The International Monetary Fund’s regional technical assistance centre in Southern Africa's advisor, Gregory Legoff, has advised Namibia to include illegal economic activities based on mutual agreements in the assessment of economic growth in order to have a more accurate picture.
Legoff was speaking at a public presentation on national accounts and rebasing at an event hosted by the Namibia Statistics Agency (NSA).
“Drug trafficking and prostitution maybe illegal but they are part of the GDP. It may be illegal by law or illegal because it’s undertaken without authorisation but it is an economic activity because there is consumption,” he said.
However, experts have submitted that there is an ethical or moral issue that arises in attempting to include the underground economy in official GDP figures.
“The question that comes to the forefront is if activities such as drug sales or prostitution are recognised as activities that provide economic growth and contribute to a nation's GDP, on what basis then can the government brand such activities as illegal?” writes Investopedia.
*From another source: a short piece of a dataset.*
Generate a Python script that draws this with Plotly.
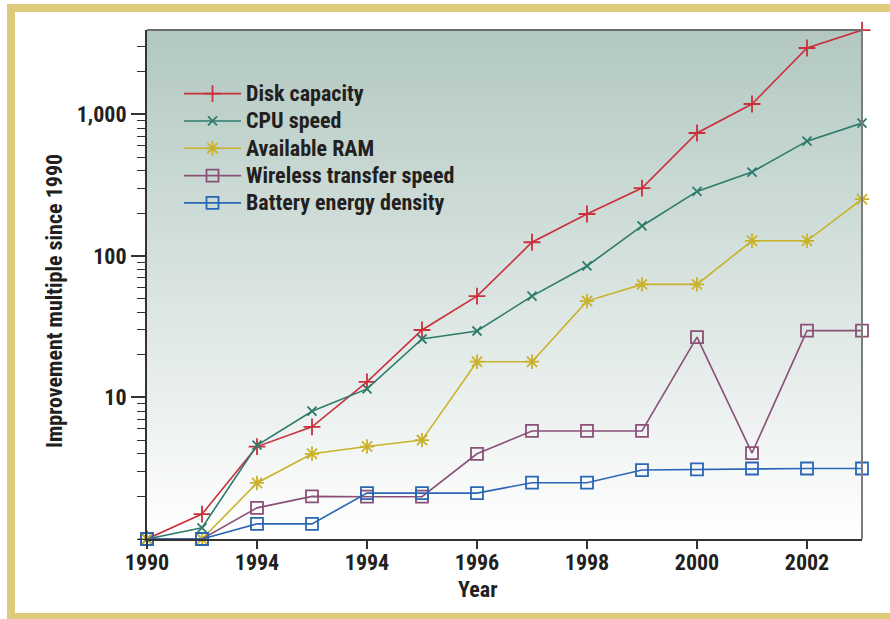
import plotly.graph_objects as go

# x positions are evenly spaced; only every second one is labelled
x_index = list(range(14))
tick_positions = [0, 2, 4, 6, 8, 10, 12]
tick_labels = ["1990", "1994", "1994", "1996", "1998", "2000", "2002"]

disk_capacity = [1, 1.5, 4.5, 6.2, 12.9, 30, 52, 125, 198, 302, 740, 1186, 2950, 3950]
cpu_speed = [1, 1.2, 4.6, 8.0, 11.5, 25.9, 29.5, 52, 85, 163, 286, 392, 648, 870]
available_ram = [1, 1, 2.49, 4.0, 4.5, 5.0, 17.9, 17.9, 48, 63, 63, 128, 128, 252]
wireless_speed = [1, 1, 1.66, 2.0, 1.99, 1.99, 4.0, 5.8, 5.8, 5.8, 26.7, 4.05, 29.7, 29.7]
battery_density = [1, 1, 1.28, 1.28, 2.11, 2.11, 2.11, 2.5, 2.5, 3.07, 3.1, 3.15, 3.15, 3.15]

FONT = "Roboto Condensed, Open Sans Condensed, DejaVu Sans Condensed, sans-serif"
TEXT = "#231f20"

series = [
    ("Disk capacity", disk_capacity, "#c8303c", "cross-thin-open", 12),
    ("CPU speed", cpu_speed, "#2e7b6b", "x-thin-open", 9),
    ("Available RAM", available_ram, "#c9b22a", "asterisk-open", 12),
    ("Wireless transfer speed", wireless_speed, "#8a5078", "square-open", 12),
    ("Battery energy density", battery_density, "#2a66b4", "square-open", 12),
]

fig = go.Figure()
for name, values, color, symbol, size in series:
    fig.add_trace(go.Scatter(
        x=x_index,
        y=values,
        # legend row spacing follows the legend font size; the span keeps the text large
        name=f'<span style="font-size:22px">{name}</span>',
        mode="lines+markers",
        line=dict(color=color, width=1.6),
        marker=dict(symbol=symbol, size=size, color=color,
                    line=dict(color=color, width=1.8)),
        cliponaxis=False,
    ))

# background gradient inside the plot area
shapes = []
steps = 120
top_rgb = (178, 200, 193)
for i in range(steps):
    t = i / (steps - 1)
    r = round(top_rgb[0] + (255 - top_rgb[0]) * t)
    g = round(top_rgb[1] + (255 - top_rgb[1]) * t)
    b = round(top_rgb[2] + (255 - top_rgb[2]) * t)
    shapes.append(dict(
        type="rect", xref="x domain", yref="y domain", layer="below",
        x0=0, x1=1, y0=max(0, 1 - (i + 1.6) / steps), y1=1 - i / steps,
        fillcolor=f"rgb({r},{g},{b})", line=dict(width=0),
    ))

# frame lines on top / right of plot
shapes.append(dict(type="line", xref="x domain", yref="y domain",
                   x0=0, x1=1, y0=1, y1=1, line=dict(color="#6d6d6d", width=2)))
shapes.append(dict(type="line", xref="x domain", yref="y domain",
                   x0=1, x1=1, y0=0, y1=1, line=dict(color="#7d7d7d", width=2)))

# gold page border (left, top, bottom)
gold = "#dccb78"
def px_x(p):
    return (p - 147) / 715
def px_y(p):
    return (539 - p) / 509
shapes.append(dict(type="rect", xref="paper", yref="paper", layer="above",
                   x0=px_x(7), x1=px_x(15), y0=px_y(619), y1=px_y(4),
                   fillcolor=gold, line=dict(width=0)))
shapes.append(dict(type="rect", xref="paper", yref="paper", layer="above",
                   x0=px_x(7), x1=px_x(890), y0=px_y(12), y1=px_y(4),
                   fillcolor=gold, line=dict(width=0)))
shapes.append(dict(type="rect", xref="paper", yref="paper", layer="above",
                   x0=px_x(7), x1=px_x(890), y0=px_y(619), y1=px_y(613),
                   fillcolor=gold, line=dict(width=0)))

fig.update_layout(
    width=890,
    height=619,
    margin=dict(l=147, r=28, t=30, b=80),
    paper_bgcolor="white",
    plot_bgcolor="rgba(0,0,0,0)",
    font=dict(family=FONT, color=TEXT, size=22),
    shapes=shapes,
    showlegend=True,
    legend=dict(
        x=px_x(179), y=px_y(75), xanchor="left", yanchor="top",
        bgcolor="rgba(0,0,0,0)",
        font=dict(family=FONT, size=18.7, color=TEXT, weight="bold"),
        itemwidth=57,
        tracegroupgap=0,
    ),
    xaxis=dict(
        range=[0, 13],
        tickmode="array",
        tickvals=tick_positions,
        ticktext=tick_labels,
        ticks="outside", ticklen=8, tickwidth=1.5, tickcolor="#333",
        ticklabelstandoff=-5,
        showline=True, linecolor="#333", linewidth=2,
        showgrid=False, zeroline=False,
        tickfont=dict(family=FONT, size=22, color=TEXT, weight="bold"),
        automargin=False,
    ),
    yaxis=dict(
        type="log",
        range=[0, 3.597],
        tickmode="array",
        tickvals=[10, 100, 1000],
        ticktext=["10", "100", "1,000"],
        ticks="outside", ticklen=14, tickwidth=1.5, tickcolor="#333",
        minor=dict(
            tickmode="array",
            tickvals=[1, 2, 3, 4, 5, 6, 7, 8, 9, 20, 30, 40, 50, 60, 70, 80, 90,
                      200, 300, 400, 500, 600, 700, 800, 900, 2000, 3000],
            ticks="outside", ticklen=8, tickwidth=1.2, tickcolor="#333",
            showgrid=False,
        ),
        showline=True, linecolor="#333", linewidth=2,
        showgrid=False, zeroline=False,
        tickfont=dict(family=FONT, size=22, color=TEXT, weight="bold"),
        automargin=False,
    ),
    annotations=[
        dict(text="Year", xref="paper", yref="paper",
             x=px_x(477), y=px_y(590), xanchor="center", yanchor="middle",
             showarrow=False,
             font=dict(family=FONT, size=22, color=TEXT, weight="bold")),
        dict(text="Improvement multiple since 1990", xref="paper", yref="paper",
             x=px_x(55), y=px_y(301), xanchor="center", yanchor="middle",
             textangle=-90, showarrow=False,
             font=dict(family=FONT, size=22, color=TEXT, weight="bold")),
    ],
)

fig.write_html("out.html", config={"displayModeBar": False},
               post_script="document.body.style.margin='0px';")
Legoff said government could rather focus on activities in the underground economy that are being done on a significantly larger scale.
“In countries like Colombia drug trafficking is big, they have made efforts to include that in their GDP. Prostitution is being done in the UK and they have done surveys. South Africa has estimates for drug trafficking, it’s not done in may countries but we encourage this design particularly during the rebase,” he said.
In his presentation, he said rebasing is necessary to incorporate structural economic changes in the estimates and measures growth accurately.
The move to factor in the illicit trade in drugs and prostitution was estimated four years ago to add £65bn, almost 5 percent of the overall UK economy, to the economy.
This has however been unpopular with many commentators in Europe.
However, Investopedia reports that the underground economy is estimated to account for as much as one-third of the total economy in developing countries and slightly more than 10% of the total economy in developed countries.
A number of countries including Ireland and Italy have also begun to change the way they calculate their respective GDPs, factoring in illegal activities, a move which could see billions of dollars added to the GDPs of a number of European economies in the near future reported the Financier in 2014.
More European countries are expected to follow suite.
Although the idea is welcome, but it does not currently fall anywhere near what NSA is mandated to do.
However, The Villager wanted to know if this did not have a potential to justify crime.
“I don’t know how it will encourage crime but obviously we can not do that because it is not part of our scope. But it will be good to be aware of those transactions that are illegal. It will curb illegal activities and bringing it out shows how it affects the economy negatively,” said NSA chief executive officer, Alex Shimuafeni.